### Record set ###

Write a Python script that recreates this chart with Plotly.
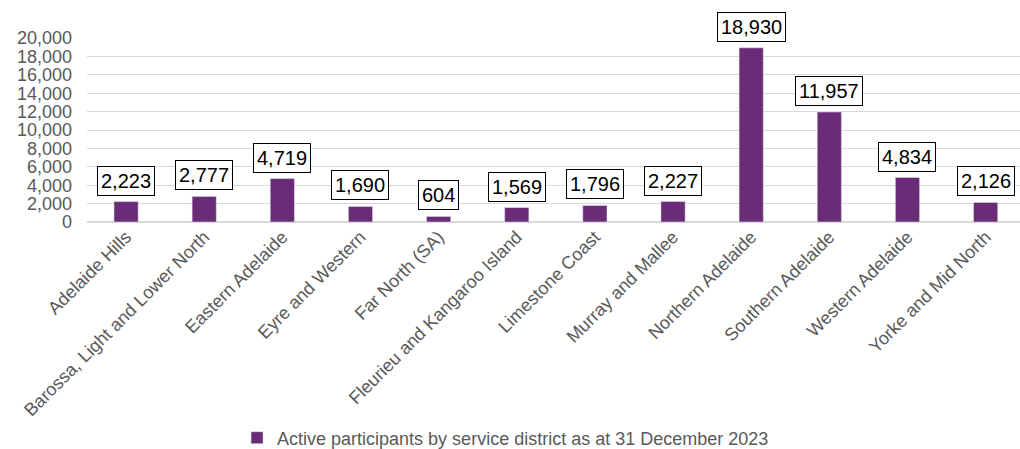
import plotly.graph_objects as go

categories = ["Adelaide Hills", "Barossa, Light and Lower North", "Eastern Adelaide",
              "Eyre and Western", "Far North (SA)", "Fleurieu and Kangaroo Island",
              "Limestone Coast", "Murray and Mallee", "Northern Adelaide",
              "Southern Adelaide", "Western Adelaide", "Yorke and Mid North"]
values = [2223, 2777, 4719, 1690, 604, 1569, 1796, 2227, 18930, 11957, 4834, 2126]
series_name = "Active participants by service district as at 31 December 2023"
y_ticks = list(range(0, 20001, 2000))

BAR = "#6A2C77"
GRAY = "#595959"
FONT = "Liberation Sans, Arial, sans-serif"

fig = go.Figure()
fig.add_trace(go.Bar(x=categories, y=values, name=series_name, marker_color=BAR,
                     showlegend=True))

for c, v in zip(categories, values):
    fig.add_annotation(x=c, y=v, text=f"{v:,}", showarrow=False, yanchor="bottom",
                       yshift=6, bgcolor="white", bordercolor="black", borderwidth=1,
                       borderpad=3, font=dict(family=FONT, size=20, color="black"))

fig.update_layout(
    width=1020, height=449,
    margin=dict(l=87, r=0, t=38, b=227, autoexpand=False),
    plot_bgcolor="white", paper_bgcolor="white",
    bargap=0.69,
    font=dict(family=FONT, color=GRAY),
    xaxis=dict(tickangle=-45, tickfont=dict(size=18, color=GRAY), showgrid=False,
               showline=False, ticks="", range=[-0.5, 11.44], automargin=False),
    yaxis=dict(range=[0, 20000], tickvals=y_ticks, tickformat=",",
               tickfont=dict(size=18, color=GRAY), gridcolor="#D9D9D9",
               zeroline=True, zerolinecolor="#D9D9D9", ticks="", showline=False,
               automargin=False, ticklabelstandoff=14),
    showlegend=True,
    legend=dict(orientation="h", x=0.4486, xanchor="center",
                y=-1.174, yanchor="middle", font=dict(size=18, color=GRAY),
                itemwidth=30),
)

fig.write_html("out.html", config={"displayModeBar": False},
               post_script="document.body.style.margin='0';")
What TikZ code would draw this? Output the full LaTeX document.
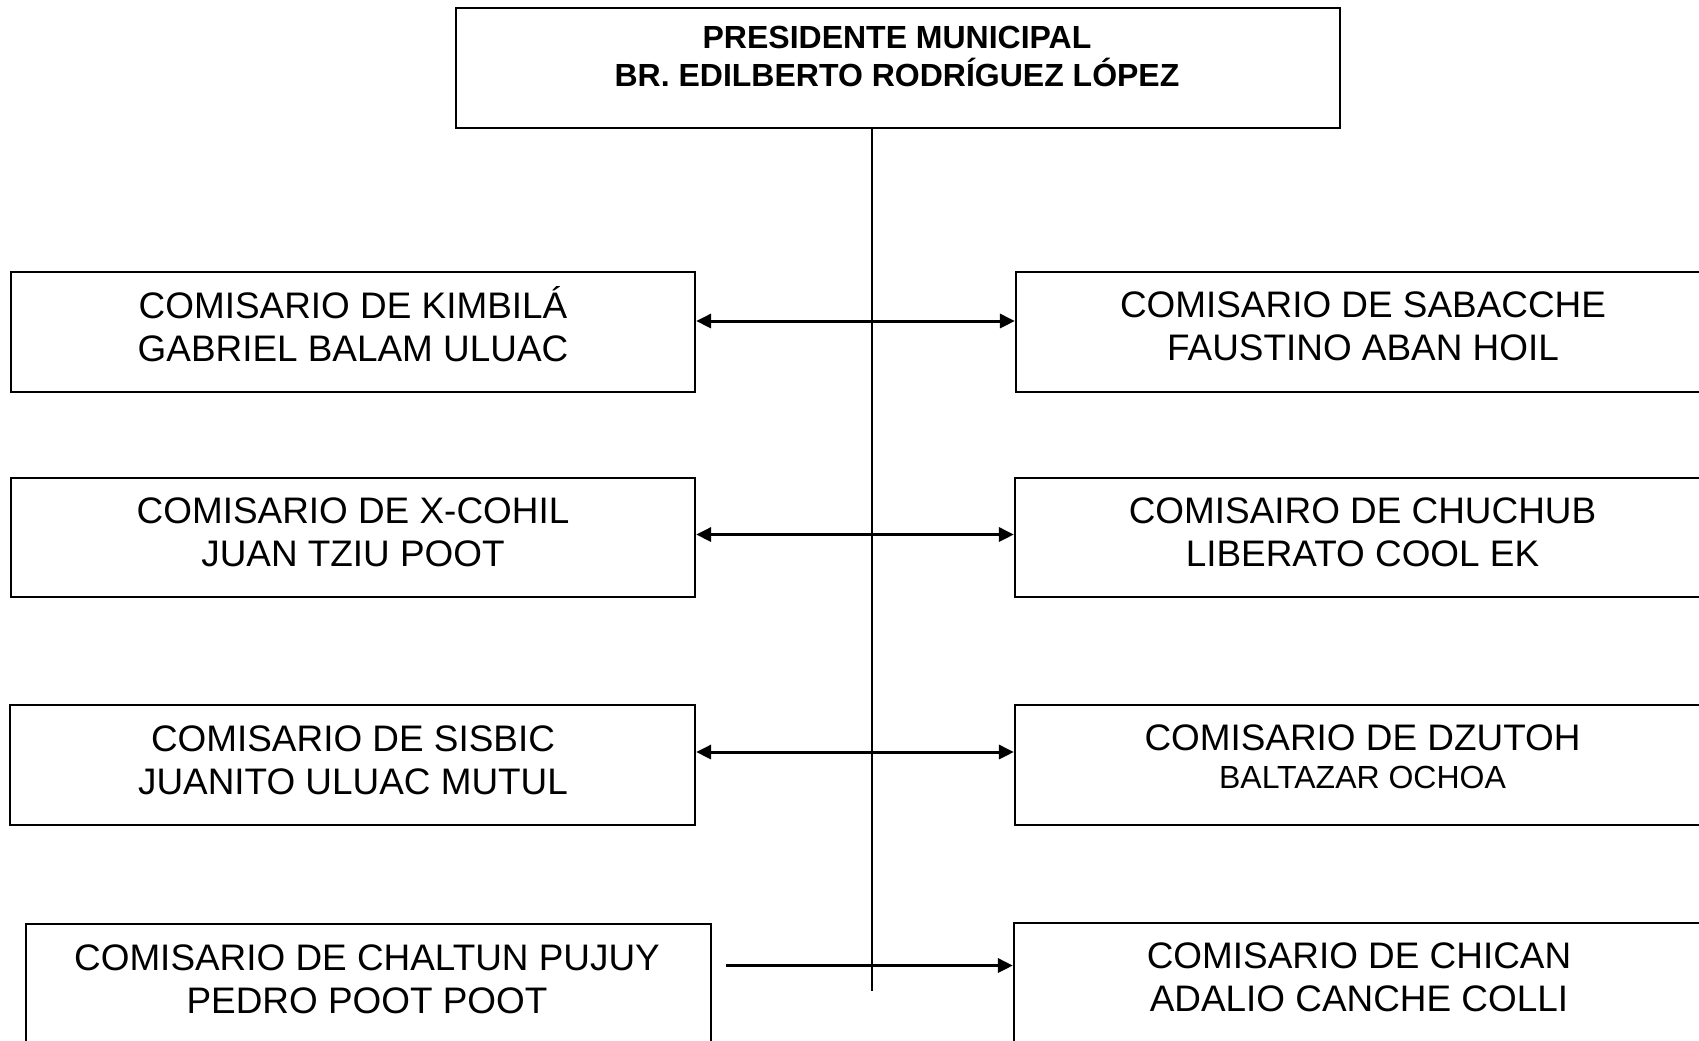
\documentclass[tikz,border=0pt]{standalone}
\usepackage{fontspec}
\setmainfont{Liberation Sans}
\usetikzlibrary{arrows.meta}
\begin{document}
\begin{tikzpicture}[x=0.5pt,y=-0.5pt,
  box/.style={draw, line width=1.1pt, inner sep=0pt},
  txt/.style={align=center, inner sep=0pt, font=\fontsize{18.45}{21.5}\selectfont},
  ttl/.style={align=center, inner sep=0pt, font=\bfseries\fontsize{16}{19}\selectfont},
  small/.style={inner sep=0pt, font=\fontsize{16}{19}\selectfont},
  conn/.style={line width=1.5pt},
  both/.style={conn, {Triangle[length=7.5pt,width=7pt]}-{Triangle[length=7.5pt,width=7pt]}},
  one/.style={conn, -{Triangle[length=7.5pt,width=7pt]}},
  vline/.style={line width=1.1pt}]
\useasboundingbox (0,0) rectangle (1699,1040);
\clip (0,0) rectangle (1699,1040);
\fill[white] (0,0) rectangle (1699,1040);

% boxes
\node[box, minimum width=442pt, minimum height=60.2pt] (top) at (898,67.8) {};
\node[box, minimum width=342pt, minimum height=60pt] (l1) at (353,332) {};
\node[box, minimum width=342pt, minimum height=59.5pt] (l2) at (353,537.5) {};
\node[box, minimum width=342.5pt, minimum height=60pt] (l3) at (352.5,765) {};
\node[box, minimum width=342.5pt, minimum height=59.5pt] (l4) at (368.5,983.5) {};
\node[box, minimum width=347pt, minimum height=60pt] (r1) at (1363,332) {};
\node[box, minimum width=347.5pt, minimum height=59.5pt] (r2) at (1362.5,537.5) {};
\node[box, minimum width=347.5pt, minimum height=60pt] (r3) at (1362.5,765) {};
\node[box, minimum width=348pt, minimum height=60pt] (r4) at (1362,983) {};

% texts
\node[ttl] (t0) at (897,56) {PRESIDENTE MUNICIPAL\\BR. EDILBERTO RODRÍGUEZ LÓPEZ};
\node[txt] (tl1) at (353,324) {COMISARIO DE KIMBILÁ\\GABRIEL BALAM ULUAC};
\node[txt] (tr1) at (1363,326) {COMISARIO DE SABACCHE\\FAUSTINO ABAN HOIL};
\node[txt] (tl2) at (353,532) {COMISARIO DE X-COHIL\\JUAN TZIU POOT};
\node[txt] (tr2) at (1362.5,532) {COMISAIRO DE CHUCHUB\\LIBERATO COOL EK};
\node[txt] (tl3) at (353,760) {COMISARIO DE SISBIC\\JUANITO ULUAC MUTUL};
\node[txt] (tr3a) at (1362.5,738) {COMISARIO DE DZUTOH};
\node[small] (tr3b) at (1362.5,777) {BALTAZAR OCHOA};
\node[txt] (tl4) at (367,979.5) {COMISARIO DE CHALTUN PUJUY\\PEDRO POOT POOT};
\node[txt] (tr4) at (1359,977.5) {COMISARIO DE CHICAN\\ADALIO CANCHE COLLI};

% connectors
\coordinate (vend) at (872,991);
\draw[vline] (top.south -| vend) -- (vend);
\coordinate (y1) at (0,321);
\coordinate (y2) at (0,534.5);
\coordinate (y3) at (0,752);
\coordinate (a4) at (726,965.5);
\draw[both] (l1.east |- y1) -- (r1.west |- y1);
\draw[both] (l2.east |- y2) -- (r2.west |- y2);
\draw[both] (l3.east |- y3) -- (r3.west |- y3);
\draw[one] (a4) -- (r4.west |- a4);
\end{tikzpicture}
\end{document}
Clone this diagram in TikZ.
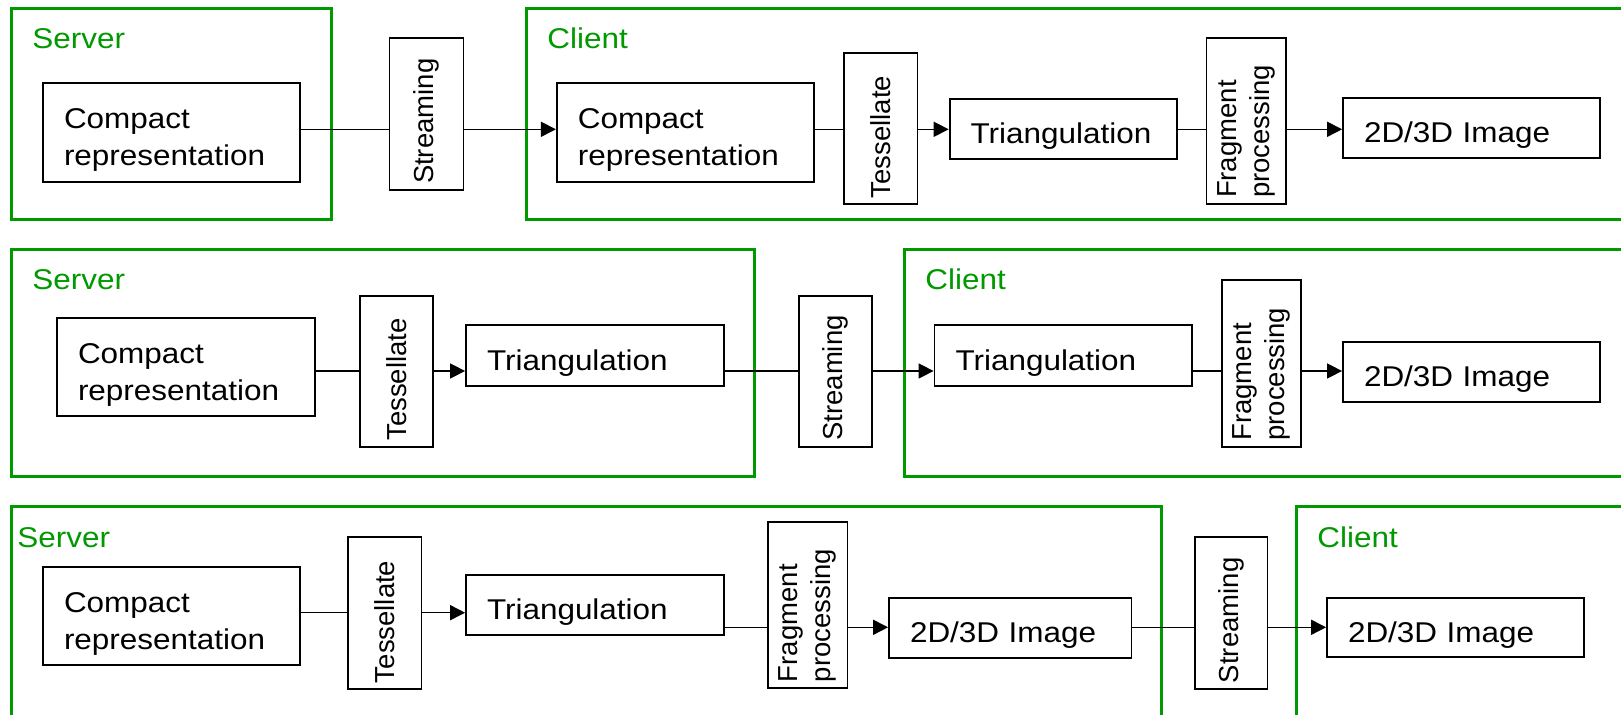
\documentclass[tikz,border=0pt]{standalone}
\usepackage{fontspec}
\setmainfont{Liberation Sans}
\newfontfamily\hfont{Liberation Sans}[FakeStretch=1.1]
\usetikzlibrary{arrows.meta}
\definecolor{grn}{RGB}{0,153,0}
\tikzset{
  hbox/.style={draw, line width=0.9pt, align=left, inner xsep=10.5pt, inner ysep=2pt,
    font=\hfont\fontsize{14.3pt}{18.5pt}\selectfont,
    execute at begin node={\rule{0pt}{17.5pt}}},
  vbox/.style={draw, line width=0.9pt, rotate=90, align=left, inner xsep=3pt, inner ysep=2pt,
    font=\fontsize{13.75pt}{16.5pt}\selectfont},
  grp/.style={draw=grn, line width=1.5pt},
  lbl/.style={text=grn, anchor=base west, inner sep=0pt,
    font=\hfont\fontsize{14.3pt}{18.5pt}\selectfont},
  ln/.style={line width=0.75pt},
  arr/.style={line width=0.75pt, -{Triangle[length=7.5pt,width=7.5pt]}},
}
\begin{document}
\begin{tikzpicture}[x=0.5pt,y=-0.5pt]
\path[use as bounding box] (0,0) rectangle (1621,715);
\clip (0,0) rectangle (1621,715);
% containers
\draw[grp] (11.8,8.5) rectangle (331,219.5);
\draw[grp] (526.4,8.5) rectangle (1650,219.5);
\draw[grp] (11.8,250) rectangle (754,477);
\draw[grp] (904.6,250) rectangle (1650,477);
\draw[grp] (11.8,506.7) rectangle (1161.8,740);
\draw[grp] (1296.4,506.7) rectangle (1650,740);
% labels
\node[lbl] (ls1) at (32,48.5) {Server};
\node[lbl] (lc1) at (547,48.5) {Client};
\node[lbl] (ls2) at (32,290) {Server};
\node[lbl] (lc2) at (925,290) {Client};
\node[lbl] (ls3) at (17,547) {Server};
\node[lbl] (lc3) at (1317,547) {Client};
% row 1
\node[hbox, text width=107.5pt, minimum height=49.2pt] (cmp1) at (171.5,132.5) {Compact\\representation};
\node[vbox, text width=69.85pt, minimum height=37pt] (str1) at (426.5,114.15) {Streaming};
\node[hbox, text width=107.6pt, minimum height=49.2pt] (cmp2) at (685.4,132.5) {Compact\\representation};
\node[vbox, text width=69.65pt, minimum height=36.75pt] (tes1) at (880.75,128.65) {Tessellate};
\node[hbox, text width=92.7pt, minimum height=30pt] (tri1) at (1063.3,129.3) {Triangulation};
\node[vbox, text width=76.85pt, minimum height=39.65pt] (frg1) at (1246.05,121.15) {Fragment\\processing};
\node[hbox, text width=107.5pt, minimum height=30pt] (img1) at (1471.5,128.3) {2D/3D Image};
% row 2
\node[hbox, text width=108pt, minimum height=49pt] (cmp3) at (186,367) {Compact\\representation};
\node[vbox, text width=69.5pt, minimum height=36.5pt] (tes2) at (396.5,371.2) {Tessellate};
\node[hbox, text width=107.8pt, minimum height=30.5pt] (tri2) at (594.8,355.5) {Triangulation};
\node[vbox, text width=69.5pt, minimum height=36.6pt] (str2) at (835.2,371.2) {Streaming};
\node[hbox, text width=107.75pt, minimum height=30.5pt] (tri3) at (1063.25,355.5) {Triangulation};
\node[vbox, text width=77.35pt, minimum height=39.5pt] (frg2) at (1261.5,363.35) {Fragment\\processing};
\node[hbox, text width=107.5pt, minimum height=30pt] (img2) at (1471.5,371.7) {2D/3D Image};
% row 3
\node[hbox, text width=107.5pt, minimum height=49pt] (cmp4) at (171.5,616) {Compact\\representation};
\node[vbox, text width=70.15pt, minimum height=36.7pt] (tes3) at (384.7,612.85) {Tessellate};
\node[hbox, text width=107.8pt, minimum height=30pt] (tri4) at (594.8,605) {Triangulation};
\node[vbox, text width=77.15pt, minimum height=39.75pt] (frg3) at (807.75,604.85) {Fragment\\processing};
\node[hbox, text width=100.2pt, minimum height=30pt] (img3) at (1010.2,628) {2D/3D Image};
\node[vbox, text width=70.15pt, minimum height=36.45pt] (str3) at (1231.05,612.85) {Streaming};
\node[hbox, text width=107.5pt, minimum height=29.8pt] (img4) at (1455.5,627.5) {2D/3D Image};
% connector levels
\coordinate (r1) at (0,129.3);
\coordinate (r2) at (0,371);
\coordinate (r3a) at (0,612.7);
\coordinate (r3b) at (0,627.3);
% row 1 connectors
\draw[ln] (cmp1.east |- r1) -- (str1.north |- r1);
\draw[arr] (str1.south |- r1) -- (cmp2.west |- r1);
\draw[ln] (cmp2.east |- r1) -- (tes1.north |- r1);
\draw[arr] (tes1.south |- r1) -- (tri1.west |- r1);
\draw[ln] (tri1.east |- r1) -- (frg1.north |- r1);
\draw[arr] (frg1.south |- r1) -- (img1.west |- r1);
% row 2 connectors
\draw[ln] (cmp3.east |- r2) -- (tes2.north |- r2);
\draw[arr] (tes2.south |- r2) -- (tri2.west |- r2);
\draw[ln] (tri2.east |- r2) -- (str2.north |- r2);
\draw[arr] (str2.south |- r2) -- (tri3.west |- r2);
\draw[ln] (tri3.east |- r2) -- (frg2.north |- r2);
\draw[arr] (frg2.south |- r2) -- (img2.west |- r2);
% row 3 connectors
\draw[ln] (cmp4.east |- r3a) -- (tes3.north |- r3a);
\draw[arr] (tes3.south |- r3a) -- (tri4.west |- r3a);
\draw[ln] (tri4.east |- r3b) -- (frg3.north |- r3b);
\draw[arr] (frg3.south |- r3b) -- (img3.west |- r3b);
\draw[ln] (img3.east |- r3b) -- (str3.north |- r3b);
\draw[arr] (str3.south |- r3b) -- (img4.west |- r3b);
\end{tikzpicture}
\end{document}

###

Copy nothing but the lines from the top of the data down to the line containing "showlegend=True))", and leave the pictures out.

* Expected answer:
Write a Python script that recreates this chart with Plotly.
import plotly.graph_objects as go

categories = ["Adelaide Hills", "Barossa, Light and Lower North", "Eastern Adelaide",
              "Eyre and Western", "Far North (SA)", "Fleurieu and Kangaroo Island",
              "Limestone Coast", "Murray and Mallee", "Northern Adelaide",
              "Southern Adelaide", "Western Adelaide", "Yorke and Mid North"]
values = [2223, 2777, 4719, 1690, 604, 1569, 1796, 2227, 18930, 11957, 4834, 2126]
series_name = "Active participants by service district as at 31 December 2023"
y_ticks = list(range(0, 20001, 2000))

BAR = "#6A2C77"
GRAY = "#595959"
FONT = "Liberation Sans, Arial, sans-serif"

fig = go.Figure()
fig.add_trace(go.Bar(x=categories, y=values, name=series_name, marker_color=BAR,
                     showlegend=True))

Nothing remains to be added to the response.